■ Task objective ■
Starting at the first line of the listing below, repeat each line exactly until the line containing "14, 15, 16];", which you include. Leave out pictures.

■ Given data ■

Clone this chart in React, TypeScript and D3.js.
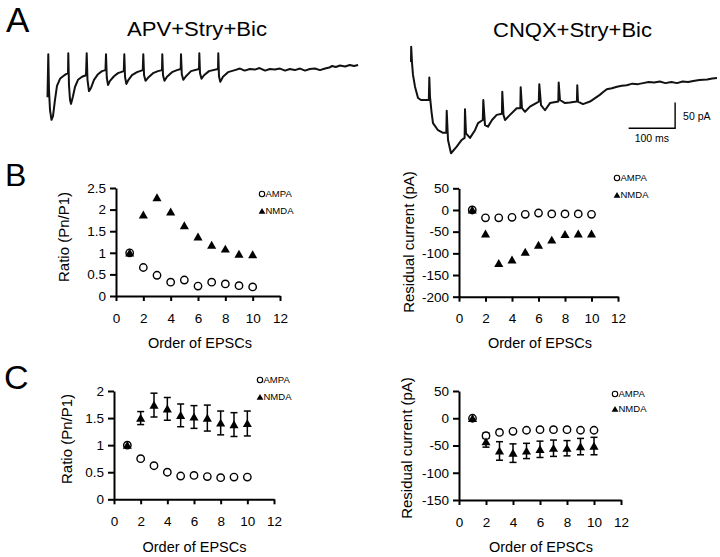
import React, { Component, createRef } from 'react';
import * as d3 from 'd3';

const FONT = '"Liberation Sans", Arial, Helvetica, sans-serif';

// order of EPSCs in the train
const epscOrder = [1, 2, 3, 4, 5, 6, 7, 8, 9, 10];
const xTicks = [0, 2, 4, 6, 8, 10, 12];
const ratioTicksB = [0, 0.5, 1, 1.5, 2, 2.5];
const currentTicksB = [-200, -150, -100, -50, 0, 50];
const ratioTicksC = [0, 0.5, 1, 1.5, 2];
const currentTicksC = [-150, -100, -50, 0, 50];

// B: example cell
const ratioAmpaB = [1.0, 0.66, 0.48, 0.32, 0.37, 0.23, 0.32, 0.28, 0.24, 0.21];
const ratioNmdaB = [1.0, 1.88, 2.28, 1.95, 1.63, 1.37, 1.18, 1.09, 0.97, 0.96];
const residAmpaB = [0, -18, -18, -17, -10, -7, -9, -9, -9, -10];
const residNmdaB = [0, -55, -123, -115, -97, -81, -69, -56, -55, -55];

// C: mean +/- SEM
const ratioAmpaC = [1.0, 0.75, 0.62, 0.5, 0.43, 0.44, 0.42, 0.4, 0.41, 0.41];
const ratioNmdaC = [1.0, 1.5, 1.74, 1.67, 1.55, 1.52, 1.5, 1.41, 1.38, 1.4];
const ratioNmdaCErr = [0, 0.12, 0.22, 0.21, 0.21, 0.21, 0.24, 0.22, 0.22, 0.23];
const residAmpaC = [0, -32, -26, -24, -22, -21, -21, -21, -22, -22];
const residAmpaCErr = [0, 5, 0, 0, 0, 0, 0, 0, 0, 0];
const residNmdaC = [0, -43, -60, -64, -60, -57, -55, -55, -52, -51];
const residNmdaCErr = [0, 10, 17, 17, 14, 15, 15, 14, 15, 16];

// A: traces, time (ms) and current (pA)
const apvTraceMs = [
  0, 1.7, 3.2, 5.4, 8.6, 11.8, 16.1, 20.4, 26.9, 33.3, 39.8, 44.1,
  44.7, 46.2, 48.4, 50.5, 54.8, 59.1, 65.6, 74.2, 82.8,
  84.3, 86, 89.2, 93.5, 100, 108.6, 117.2, 124.7,
  125.8, 127.5, 130.1, 134.4, 143, 151.6, 164.1,
  165.2, 166.7, 169.5, 174.2, 181.7, 192.5, 204.9,
  206, 207.7, 210.8, 216.1, 226.9, 237.6, 246.2,
  246.9, 248.4, 251.6, 257, 267.7, 278.5, 286.5,
  287.1, 288.8, 292, 297.8, 308.6, 325.8,
  326.5, 328, 331.2, 336.6, 347.3, 366.7,
  367.3, 368.8, 371.6, 377.4, 388.2, 403, 414, 424, 435, 446, 456, 468, 478,
  489, 500, 511, 521, 532, 543, 554, 564, 575, 586, 597, 606, 612, 620, 629,
  640, 650, 659, 668
];
const apvTracePa = [
  -61, 23, -47, -86, -105, -98, -66, -39, -25, -20, -16, -14,
  25, -37, -66, -74, -59, -41, -27, -21, -18,
  25, -27, -49, -43, -27, -16, -10, -8,
  23, -23, -37, -29, -20, -14, -10,
  23, -21, -35, -27, -18, -12, -8,
  23, -18, -29, -23, -14, -10, -8,
  23, -18, -29, -21, -12, -8, -6,
  23, -16, -27, -20, -10, -6,
  25, -14, -25, -18, -10, -6,
  25, -20, -31, -21, -12, -8, -5, -9, -6, -7, -4, -9, -6,
  -7, -5, -9, -6, -8, -5, -9, -6, -5, -8, -5, -3, 0, -2, 1,
  -1, 2, 0, 2
];
const cnqxTraceMs = [
  0, 0.4, 2.2, 4.3, 8.6, 15.1, 21.5, 30.1, 38.3,
  39.4, 40.9, 44.1, 47.3, 58.1, 68.8, 75.9,
  76.8, 79.6, 86, 98.3, 109, 115.3,
  116.1, 118.3, 126.9, 137.6, 144.1, 154.4,
  155.5, 159.1, 165.6, 174.2, 184.3, 195.5,
  196.3, 198.9, 202.2, 212.9, 227.3, 235.1,
  235.9, 238.7, 245.2, 255.9, 274.8,
  275.9, 279.6, 288.2, 298.9, 316.8,
  317.6, 320.4, 331.2, 341.9, 356.8,
  357.6, 359.1, 369.9, 384.9, 406, 414, 421, 432, 443, 453, 464, 476,
  488, 499, 511, 523, 535, 547, 560, 572, 584, 596, 607, 620, 637, 648, 658
];
const cnqxTracePa = [
  31, 61, 29, 6, -17, -39, -43, -43, -43,
  1, -37, -66, -88, -102, -107, -107,
  -64, -121, -147, -134, -121, -117,
  -61, -108, -117, -102, -88, -82,
  -43, -92, -95, -82, -72, -70,
  -27, -72, -82, -72, -59, -59,
  -18, -59, -66, -56, -46,
  -12, -53, -63, -49, -46,
  -9, -43, -49, -48, -46,
  -14, -46, -51, -46, -33, -27, -22, -20, -17, -15, -14, -11,
  -12, -10, -8, -9, -7, -10, -8, -10, -7, -8, -6, -4, -3, -1, 0
];
const scaleBarMs = 100;
const scaleBarPa = 50;
const scaleBarCornerMs = 568;
const scaleBarCornerPa = -98;

interface IPanel {
  xRange: [number, number];
  yRange: [number, number];
  yDomain: [number, number];
  yTicks: number[];
  yLabel: string;
  yLabelPos: [number, number];
  xLabelPos: [number, number];
  legendPos: [number, number];
  legendGap: number;
  ampa: number[];
  ampaErr?: number[];
  nmda: number[];
  nmdaErr?: number[];
}

const panels: IPanel[] = [
  {
    xRange: [116, 280], yRange: [296, 188], yDomain: [0, 2.5], yTicks: ratioTicksB,
    yLabel: 'Ratio (Pn/P1)', yLabelPos: [69, 237], xLabelPos: [200, 348],
    legendPos: [262, 194], legendGap: 17, ampa: ratioAmpaB, nmda: ratioNmdaB
  },
  {
    xRange: [459, 618], yRange: [296.7, 188.3], yDomain: [-200, 50], yTicks: currentTicksB,
    yLabel: 'Residual current (pA)', yLabelPos: [413.5, 242], xLabelPos: [540, 348],
    legendPos: [617, 178], legendGap: 17, ampa: residAmpaB, nmda: residNmdaB
  },
  {
    xRange: [114, 274], yRange: [499.3, 391], yDomain: [0, 2], yTicks: ratioTicksC,
    yLabel: 'Ratio (Pn/P1)', yLabelPos: [72, 439], xLabelPos: [194.5, 552],
    legendPos: [260, 380], legendGap: 17, ampa: ratioAmpaC, nmda: ratioNmdaC, nmdaErr: ratioNmdaCErr
  },
  {
    xRange: [459, 621], yRange: [500, 391], yDomain: [-150, 50], yTicks: currentTicksC,
    yLabel: 'Residual current (pA)', yLabelPos: [412, 448], xLabelPos: [541, 552],
    legendPos: [615, 394], legendGap: 15, ampa: residAmpaC, ampaErr: residAmpaCErr,
    nmda: residNmdaC, nmdaErr: residNmdaCErr
  }
];

const MS_PX = 0.465;
const PA_PX = 0.512;

class App extends Component {
  svgRef = createRef<SVGSVGElement>();

  componentDidMount() {
    this.draw();
  }

  drawErrors(g: any, x: any, y: any, vals: number[], errs: number[]) {
    const bars = g.append('g').attr('stroke', '#000').attr('stroke-width', 1.5);
    vals.forEach((v, i) => {
      const e = errs[i];
      if (!e) { return; }
      const cx = x(epscOrder[i]);
      bars.append('line').attr('x1', cx).attr('x2', cx).attr('y1', y(v - e)).attr('y2', y(v + e));
      bars.append('line').attr('x1', cx - 3.5).attr('x2', cx + 3.5).attr('y1', y(v + e)).attr('y2', y(v + e));
      bars.append('line').attr('x1', cx - 3.5).attr('x2', cx + 3.5).attr('y1', y(v - e)).attr('y2', y(v - e));
    });
  }

  drawPanel(svg: any, p: IPanel) {
    const x = d3.scaleLinear().domain([0, 12]).range(p.xRange);
    const y = d3.scaleLinear().domain(p.yDomain).range(p.yRange);
    const g = svg.append('g');

    g.append('g')
      .attr('transform', `translate(0,${p.yRange[0]})`)
      .call(d3.axisBottom(x).tickValues(xTicks).tickSize(5).tickSizeOuter(0).tickPadding(12)
        .tickFormat((d: any) => String(d)));
    g.append('g')
      .attr('transform', `translate(${p.xRange[0]},0)`)
      .call(d3.axisLeft(y).tickValues(p.yTicks).tickSize(6).tickSizeOuter(0).tickPadding(4)
        .tickFormat((d: any) => String(d)));
    g.selectAll('.domain, .tick line').attr('stroke', '#000').attr('stroke-width', 2);
    g.selectAll('.tick text').attr('font-family', FONT).attr('font-size', 13.5).attr('fill', '#000');

    // axis titles
    g.append('text')
      .attr('transform', `translate(${p.yLabelPos[0]},${p.yLabelPos[1]}) rotate(-90)`)
      .attr('text-anchor', 'middle')
      .attr('font-family', FONT).attr('font-size', 15)
      .text(p.yLabel);
    g.append('text')
      .attr('x', p.xLabelPos[0]).attr('y', p.xLabelPos[1])
      .attr('text-anchor', 'middle')
      .attr('font-family', FONT).attr('font-size', 14.5)
      .text('Order of EPSCs');

    if (p.ampaErr) { this.drawErrors(g, x, y, p.ampa, p.ampaErr); }
    if (p.nmdaErr) { this.drawErrors(g, x, y, p.nmda, p.nmdaErr); }

    g.append('g').selectAll('circle')
      .data(p.ampa)
      .join('circle')
      .attr('cx', (d: number, i: number) => x(epscOrder[i]))
      .attr('cy', (d: number) => y(d))
      .attr('r', 3.7)
      .attr('fill', '#fff')
      .attr('stroke', '#000')
      .attr('stroke-width', 1.4);

    const tri = d3.symbol().type(d3.symbolTriangle).size(36);
    g.append('g').selectAll('path')
      .data(p.nmda)
      .join('path')
      .attr('transform', (d: number, i: number) => `translate(${x(epscOrder[i])},${y(d) + 1})`)
      .attr('d', tri()!)
      .attr('fill', '#000');

    // legend
    const [lx, ly] = p.legendPos;
    g.append('circle').attr('cx', lx).attr('cy', ly).attr('r', 2.7)
      .attr('fill', '#fff').attr('stroke', '#000').attr('stroke-width', 1.1);
    g.append('path').attr('transform', `translate(${lx},${ly + p.legendGap + 0.8})`)
      .attr('d', d3.symbol().type(d3.symbolTriangle).size(20)()!).attr('fill', '#000');
    g.append('text').attr('x', lx + 3.5).attr('y', ly).attr('dy', '0.35em')
      .attr('font-family', FONT).attr('font-size', 9.5).text('AMPA');
    g.append('text').attr('x', lx + 3.5).attr('y', ly + p.legendGap).attr('dy', '0.35em')
      .attr('font-family', FONT).attr('font-size', 9.5).text('NMDA');
  }

  drawTrace(svg: any, ms: number[], pa: number[], ox: number, oy: number) {
    const x = d3.scaleLinear().domain([0, 700]).range([ox, ox + 700 * MS_PX]);
    const y = d3.scaleLinear().domain([-200, 100]).range([oy + 200 * PA_PX, oy - 100 * PA_PX]);
    const line = d3.line<number>()
      .x((d: number, i: number) => x(ms[i]))
      .y((d: number) => y(d));
    svg.append('path')
      .attr('d', line(pa)!)
      .attr('fill', 'none')
      .attr('stroke', '#111')
      .attr('stroke-width', 2)
      .attr('stroke-linejoin', 'round');
    return { x, y };
  }

  draw() {
    const svg = d3.select(this.svgRef.current);
    svg.selectAll('*').remove();
    svg.append('rect').attr('width', 720).attr('height', 557).attr('fill', '#fff');

    // panel letters
    const letters: [string, number, number, number][] = [['A', 6, 32, 35], ['B', 5, 186, 32], ['C', 4, 389, 34]];
    letters.forEach(([t, lx, ly, fs]) => {
      svg.append('text').attr('x', lx).attr('y', ly)
        .attr('font-family', FONT).attr('font-size', fs).text(t);
    });

    // trace titles
    svg.append('text').attr('x', 127).attr('y', 36)
      .attr('font-family', FONT).attr('font-size', 20)
      .attr('textLength', 140).attr('lengthAdjust', 'spacingAndGlyphs')
      .text('APV+Stry+Bic');
    svg.append('text').attr('x', 493).attr('y', 36.5)
      .attr('font-family', FONT).attr('font-size', 20)
      .attr('textLength', 159).attr('lengthAdjust', 'spacingAndGlyphs')
      .text('CNQX+Stry+Bic');

    this.drawTrace(svg, apvTraceMs, apvTracePa, 47.5, 66);
    const s = this.drawTrace(svg, cnqxTraceMs, cnqxTracePa, 411, 78);

    // scale bar
    const bx1 = s.x(scaleBarCornerMs);
    const bx0 = s.x(scaleBarCornerMs - scaleBarMs);
    const by0 = s.y(scaleBarCornerPa);
    const by1 = s.y(scaleBarCornerPa + scaleBarPa);
    svg.append('path')
      .attr('d', `M${bx0},${by0}H${bx1}V${by1}`)
      .attr('fill', 'none').attr('stroke', '#000').attr('stroke-width', 1.4);
    svg.append('text').attr('x', bx1 + 8).attr('y', (by0 + by1) / 2 + 5)
      .attr('font-family', FONT).attr('font-size', 10.5).text('50 pA');
    svg.append('text').attr('x', (bx0 + bx1) / 2).attr('y', by0 + 14)
      .attr('text-anchor', 'middle')
      .attr('font-family', FONT).attr('font-size', 10.5).text('100 ms');

    panels.forEach((p) => this.drawPanel(svg, p));
  }

  render() {
    return (
      <svg
        ref={this.svgRef}
        width={720}
        height={557}
        style={{ position: 'absolute', left: 0, top: 0 }}
      />
    );
  }
}

export default App;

■ Answer for the task ■
Clone this chart in React, TypeScript and D3.js.
import React, { Component, createRef } from 'react';
import * as d3 from 'd3';

const FONT = '"Liberation Sans", Arial, Helvetica, sans-serif';

// order of EPSCs in the train
const epscOrder = [1, 2, 3, 4, 5, 6, 7, 8, 9, 10];
const xTicks = [0, 2, 4, 6, 8, 10, 12];
const ratioTicksB = [0, 0.5, 1, 1.5, 2, 2.5];
const currentTicksB = [-200, -150, -100, -50, 0, 50];
const ratioTicksC = [0, 0.5, 1, 1.5, 2];
const currentTicksC = [-150, -100, -50, 0, 50];

// B: example cell
const ratioAmpaB = [1.0, 0.66, 0.48, 0.32, 0.37, 0.23, 0.32, 0.28, 0.24, 0.21];
const ratioNmdaB = [1.0, 1.88, 2.28, 1.95, 1.63, 1.37, 1.18, 1.09, 0.97, 0.96];
const residAmpaB = [0, -18, -18, -17, -10, -7, -9, -9, -9, -10];
const residNmdaB = [0, -55, -123, -115, -97, -81, -69, -56, -55, -55];

// C: mean +/- SEM
const ratioAmpaC = [1.0, 0.75, 0.62, 0.5, 0.43, 0.44, 0.42, 0.4, 0.41, 0.41];
const ratioNmdaC = [1.0, 1.5, 1.74, 1.67, 1.55, 1.52, 1.5, 1.41, 1.38, 1.4];
const ratioNmdaCErr = [0, 0.12, 0.22, 0.21, 0.21, 0.21, 0.24, 0.22, 0.22, 0.23];
const residAmpaC = [0, -32, -26, -24, -22, -21, -21, -21, -22, -22];
const residAmpaCErr = [0, 5, 0, 0, 0, 0, 0, 0, 0, 0];
const residNmdaC = [0, -43, -60, -64, -60, -57, -55, -55, -52, -51];
const residNmdaCErr = [0, 10, 17, 17, 14, 15, 15, 14, 15, 16];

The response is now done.